Entries provided:

════════════════

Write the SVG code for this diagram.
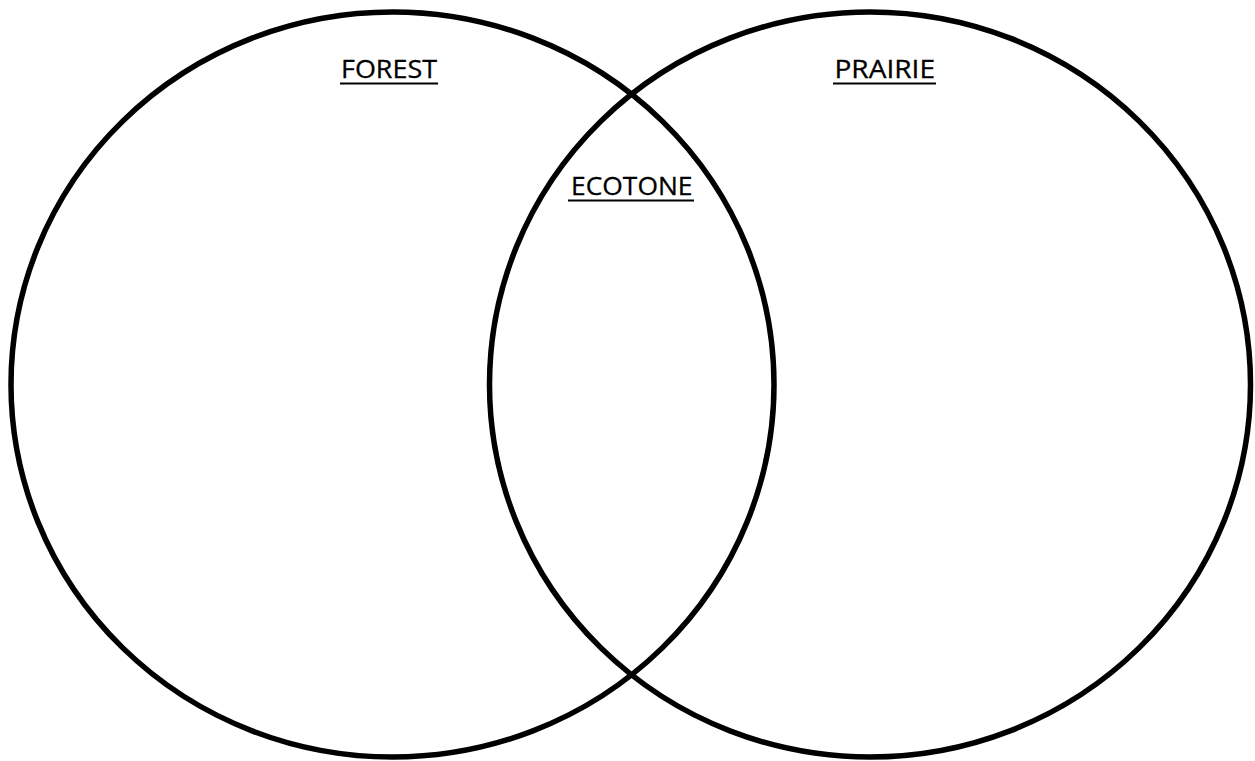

════════════════

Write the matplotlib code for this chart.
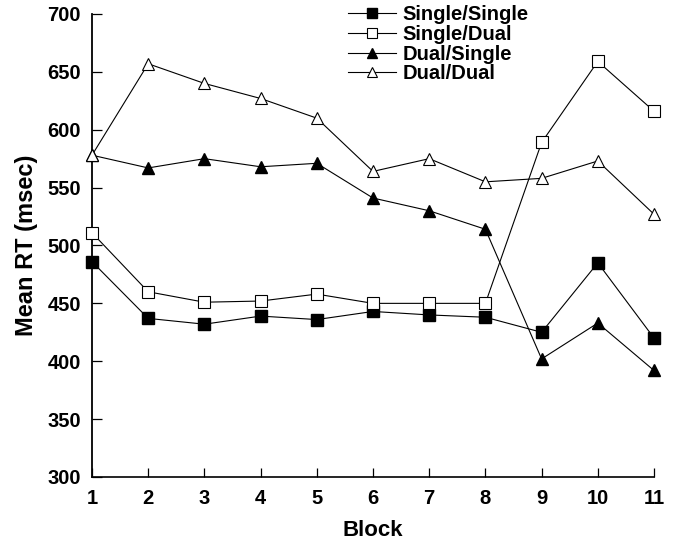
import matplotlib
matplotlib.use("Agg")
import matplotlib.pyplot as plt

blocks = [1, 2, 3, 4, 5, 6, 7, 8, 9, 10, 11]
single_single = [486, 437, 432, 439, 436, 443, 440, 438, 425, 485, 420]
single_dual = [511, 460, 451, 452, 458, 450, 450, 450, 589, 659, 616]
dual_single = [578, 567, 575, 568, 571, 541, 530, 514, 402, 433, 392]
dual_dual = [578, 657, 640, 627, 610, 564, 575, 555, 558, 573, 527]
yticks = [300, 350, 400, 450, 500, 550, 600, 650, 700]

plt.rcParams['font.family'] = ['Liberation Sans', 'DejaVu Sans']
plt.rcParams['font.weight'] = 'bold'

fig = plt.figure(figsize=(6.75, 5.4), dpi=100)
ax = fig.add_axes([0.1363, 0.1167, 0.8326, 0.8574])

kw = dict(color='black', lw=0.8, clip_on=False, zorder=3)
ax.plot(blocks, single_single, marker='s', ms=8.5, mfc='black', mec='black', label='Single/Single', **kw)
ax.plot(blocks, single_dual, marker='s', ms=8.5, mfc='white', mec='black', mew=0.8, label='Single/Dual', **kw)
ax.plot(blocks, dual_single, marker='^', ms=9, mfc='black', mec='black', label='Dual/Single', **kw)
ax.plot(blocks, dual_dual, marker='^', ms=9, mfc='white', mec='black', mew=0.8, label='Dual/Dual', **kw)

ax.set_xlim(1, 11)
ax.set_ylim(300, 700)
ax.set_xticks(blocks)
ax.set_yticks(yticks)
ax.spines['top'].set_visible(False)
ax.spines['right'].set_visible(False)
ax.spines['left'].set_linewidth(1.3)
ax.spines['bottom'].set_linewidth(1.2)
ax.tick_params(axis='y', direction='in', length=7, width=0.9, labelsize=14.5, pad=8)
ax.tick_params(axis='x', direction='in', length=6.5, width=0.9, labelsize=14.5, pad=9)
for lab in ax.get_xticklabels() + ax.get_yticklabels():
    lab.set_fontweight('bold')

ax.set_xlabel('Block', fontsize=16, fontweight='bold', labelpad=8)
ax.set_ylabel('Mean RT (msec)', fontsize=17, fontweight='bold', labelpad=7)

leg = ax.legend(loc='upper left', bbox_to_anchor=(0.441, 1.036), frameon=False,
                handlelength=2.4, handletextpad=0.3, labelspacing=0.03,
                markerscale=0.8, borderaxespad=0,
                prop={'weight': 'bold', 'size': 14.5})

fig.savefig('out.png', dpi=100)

════════════════

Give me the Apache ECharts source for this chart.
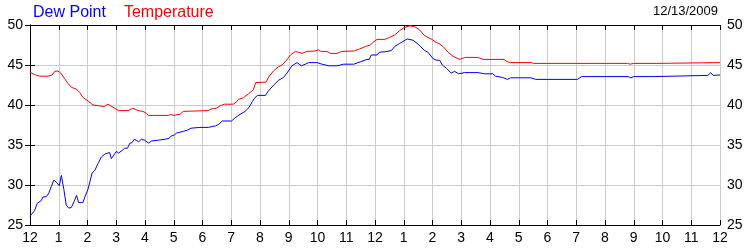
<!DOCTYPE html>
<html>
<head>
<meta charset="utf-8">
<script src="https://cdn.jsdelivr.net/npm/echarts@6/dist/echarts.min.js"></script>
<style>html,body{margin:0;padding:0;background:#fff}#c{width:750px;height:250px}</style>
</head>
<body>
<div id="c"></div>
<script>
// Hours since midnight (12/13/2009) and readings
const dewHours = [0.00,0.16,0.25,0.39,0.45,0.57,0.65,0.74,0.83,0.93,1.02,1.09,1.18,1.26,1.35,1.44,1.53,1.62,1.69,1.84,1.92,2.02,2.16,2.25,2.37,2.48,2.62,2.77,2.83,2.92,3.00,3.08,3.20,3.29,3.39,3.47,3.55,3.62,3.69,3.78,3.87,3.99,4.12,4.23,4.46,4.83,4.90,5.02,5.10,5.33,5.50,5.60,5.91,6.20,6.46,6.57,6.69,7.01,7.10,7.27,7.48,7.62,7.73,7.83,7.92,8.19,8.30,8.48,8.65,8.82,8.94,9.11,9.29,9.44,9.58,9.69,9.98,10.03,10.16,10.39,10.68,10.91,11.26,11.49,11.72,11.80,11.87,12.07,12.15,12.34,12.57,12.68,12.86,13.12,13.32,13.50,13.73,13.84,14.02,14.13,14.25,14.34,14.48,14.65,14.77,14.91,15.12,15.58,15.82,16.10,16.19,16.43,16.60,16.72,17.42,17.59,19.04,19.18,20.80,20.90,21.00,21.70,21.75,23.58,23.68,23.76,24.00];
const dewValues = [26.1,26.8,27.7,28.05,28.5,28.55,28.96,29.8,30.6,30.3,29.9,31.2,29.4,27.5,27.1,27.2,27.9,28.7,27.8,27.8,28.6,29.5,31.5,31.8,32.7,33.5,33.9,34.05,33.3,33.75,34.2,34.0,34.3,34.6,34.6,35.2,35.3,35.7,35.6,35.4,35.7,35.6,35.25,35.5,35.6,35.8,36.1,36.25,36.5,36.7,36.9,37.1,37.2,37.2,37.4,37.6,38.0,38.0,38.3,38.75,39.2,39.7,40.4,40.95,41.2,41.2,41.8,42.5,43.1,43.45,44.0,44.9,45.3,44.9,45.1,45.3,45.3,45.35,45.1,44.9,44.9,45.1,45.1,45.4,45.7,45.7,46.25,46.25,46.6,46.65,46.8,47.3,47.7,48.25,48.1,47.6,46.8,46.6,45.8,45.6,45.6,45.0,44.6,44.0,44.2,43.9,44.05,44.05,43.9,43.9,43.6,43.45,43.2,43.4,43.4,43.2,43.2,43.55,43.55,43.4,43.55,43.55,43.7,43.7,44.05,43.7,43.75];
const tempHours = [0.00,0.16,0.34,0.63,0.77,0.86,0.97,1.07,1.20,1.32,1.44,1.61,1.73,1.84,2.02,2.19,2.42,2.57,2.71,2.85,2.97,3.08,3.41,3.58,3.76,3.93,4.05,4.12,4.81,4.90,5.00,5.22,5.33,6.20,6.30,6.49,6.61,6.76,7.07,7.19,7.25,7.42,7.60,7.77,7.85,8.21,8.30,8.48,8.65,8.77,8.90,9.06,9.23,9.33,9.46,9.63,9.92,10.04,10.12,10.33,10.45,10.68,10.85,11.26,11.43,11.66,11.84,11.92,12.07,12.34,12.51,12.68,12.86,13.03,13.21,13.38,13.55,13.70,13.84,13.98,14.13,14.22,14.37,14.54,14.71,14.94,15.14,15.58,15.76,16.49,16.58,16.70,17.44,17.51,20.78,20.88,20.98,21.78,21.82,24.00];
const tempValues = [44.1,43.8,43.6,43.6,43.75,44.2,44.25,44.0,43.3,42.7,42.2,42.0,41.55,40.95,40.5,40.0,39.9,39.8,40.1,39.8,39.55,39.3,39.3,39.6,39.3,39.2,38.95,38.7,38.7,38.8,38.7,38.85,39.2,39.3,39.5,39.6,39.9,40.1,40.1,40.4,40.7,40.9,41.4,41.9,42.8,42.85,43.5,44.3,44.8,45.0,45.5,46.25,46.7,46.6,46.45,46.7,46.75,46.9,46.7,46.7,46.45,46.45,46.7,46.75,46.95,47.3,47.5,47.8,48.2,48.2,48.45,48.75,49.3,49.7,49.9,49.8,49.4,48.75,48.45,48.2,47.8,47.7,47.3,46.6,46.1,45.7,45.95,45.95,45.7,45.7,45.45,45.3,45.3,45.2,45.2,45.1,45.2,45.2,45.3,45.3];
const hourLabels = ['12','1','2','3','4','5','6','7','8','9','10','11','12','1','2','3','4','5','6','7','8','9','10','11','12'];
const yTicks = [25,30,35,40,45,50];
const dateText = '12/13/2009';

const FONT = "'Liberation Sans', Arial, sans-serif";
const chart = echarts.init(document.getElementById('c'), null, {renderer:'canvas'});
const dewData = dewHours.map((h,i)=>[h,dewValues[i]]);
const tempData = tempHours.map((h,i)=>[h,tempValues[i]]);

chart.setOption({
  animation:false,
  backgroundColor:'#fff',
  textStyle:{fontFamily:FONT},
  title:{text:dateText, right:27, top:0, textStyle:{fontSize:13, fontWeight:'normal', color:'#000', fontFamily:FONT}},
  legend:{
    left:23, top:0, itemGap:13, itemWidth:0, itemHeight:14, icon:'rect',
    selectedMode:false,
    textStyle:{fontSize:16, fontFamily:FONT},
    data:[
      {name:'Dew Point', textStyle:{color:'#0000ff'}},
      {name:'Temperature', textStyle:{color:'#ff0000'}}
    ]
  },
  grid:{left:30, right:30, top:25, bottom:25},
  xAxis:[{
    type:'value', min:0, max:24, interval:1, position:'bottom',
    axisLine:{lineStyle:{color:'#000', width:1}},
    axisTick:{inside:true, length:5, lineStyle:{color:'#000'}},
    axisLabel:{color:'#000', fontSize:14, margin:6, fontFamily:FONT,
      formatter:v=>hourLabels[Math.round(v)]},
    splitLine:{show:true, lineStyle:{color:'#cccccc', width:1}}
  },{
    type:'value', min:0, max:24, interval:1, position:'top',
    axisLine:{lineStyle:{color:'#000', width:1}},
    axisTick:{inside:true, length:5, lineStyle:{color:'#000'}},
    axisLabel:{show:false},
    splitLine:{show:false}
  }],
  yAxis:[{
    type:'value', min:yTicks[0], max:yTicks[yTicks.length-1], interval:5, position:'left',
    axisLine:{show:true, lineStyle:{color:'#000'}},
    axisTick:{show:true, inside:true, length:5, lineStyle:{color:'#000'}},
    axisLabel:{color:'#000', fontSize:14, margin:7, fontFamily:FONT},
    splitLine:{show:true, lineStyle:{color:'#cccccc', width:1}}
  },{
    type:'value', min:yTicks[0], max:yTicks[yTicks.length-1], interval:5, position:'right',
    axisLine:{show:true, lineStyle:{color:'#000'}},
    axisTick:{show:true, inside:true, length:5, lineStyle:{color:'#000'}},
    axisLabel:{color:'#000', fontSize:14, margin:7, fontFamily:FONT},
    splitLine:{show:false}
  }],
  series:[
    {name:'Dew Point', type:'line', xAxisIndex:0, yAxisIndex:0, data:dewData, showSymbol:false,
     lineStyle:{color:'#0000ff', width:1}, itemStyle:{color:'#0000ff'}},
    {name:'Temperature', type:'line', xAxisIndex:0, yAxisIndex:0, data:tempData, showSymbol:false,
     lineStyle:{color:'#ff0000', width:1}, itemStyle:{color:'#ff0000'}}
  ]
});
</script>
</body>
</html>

════════════════

Task to complete:
Extract, without any images, the part of the material above that opens with the line containing "Write the matplotlib code for this chart." and closes with the line containing "yticks = [300, 350, 400, 450, 500, 550, 600, 650, 700]", both lines included.

Answer to this problem:
Write the matplotlib code for this chart.
import matplotlib
matplotlib.use("Agg")
import matplotlib.pyplot as plt

blocks = [1, 2, 3, 4, 5, 6, 7, 8, 9, 10, 11]
single_single = [486, 437, 432, 439, 436, 443, 440, 438, 425, 485, 420]
single_dual = [511, 460, 451, 452, 458, 450, 450, 450, 589, 659, 616]
dual_single = [578, 567, 575, 568, 571, 541, 530, 514, 402, 433, 392]
dual_dual = [578, 657, 640, 627, 610, 564, 575, 555, 558, 573, 527]
yticks = [300, 350, 400, 450, 500, 550, 600, 650, 700]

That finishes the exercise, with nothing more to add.